Economists will spend decades trying to assess what exactly caused the housing bubble and its collapse, but Marcus Thomas LLC creative director Jim Sollisch offers an explanation you probably haven't heard yet: Blame HGTV!

If you watch shows like House Hunters, Designed to Sell and especially My House is Worth What? regularly, you know what he's talking about.

In an op-ed piece in The Wall Street Journal, Sollisch writes that "HGTV pumped up the housing bubble by parading the most mediocre, unworthy-looking homeowners into our living rooms to watch while they put their tacky, run-of-the-mill tract homes on the market for twice what they paid and then went out and bought houses with price tags too obscene to repeat. You couldn't watch these shows without concluding that you must be an idiot and a loser if you lived in a house you could actually afford."

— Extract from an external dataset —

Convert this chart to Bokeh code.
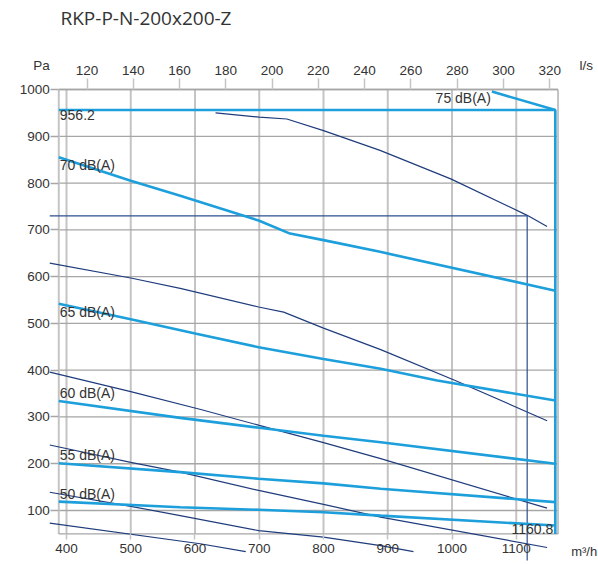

He has a point: Another problem with HGTV is that it elevated quite a few moronic real estate agents to the title of "real estate expert." On one recent episode of My House is Worth What?, an agent told a couple that fixing up a bathroom would be a good investment provided that they "live there long enough" to recoup the money.

What? It's actually the exact opposite: If you put in a new vanity and lighting now and then sell in 15 years, there's a good chance that your updates will be dated -- and therefore worthless. You would have been much better off putting the money in a savings account. Of course what she means is that if you wait long enough and the market keeps going up, you'll still be able to make money when you sell your house: But that doesn't make remodeling an investment.

HGTV continues to re-run episodes from the boom years, and some of them provide some interesting opportunities for Monday morning quarterbacking.

Back in June I wrote about an episode that featured a couple buying an investment property in Las Vegas in 2005 -- ouch! There was no discussion of rental rates and while they liked a few units they looked at, they were bothered by the noise created by all the new construction: No one could put it together that the new construction would lead to a glut of high-rises that would cause the hot market to come crashing down -- which is of course exactly what happened.

Still, I'll keep watching HGTV: As long as you realize that it's more entertaining than educational, you can learn quite a bit about how the industry (doesn't) work and what design ideas are hot and which are passé.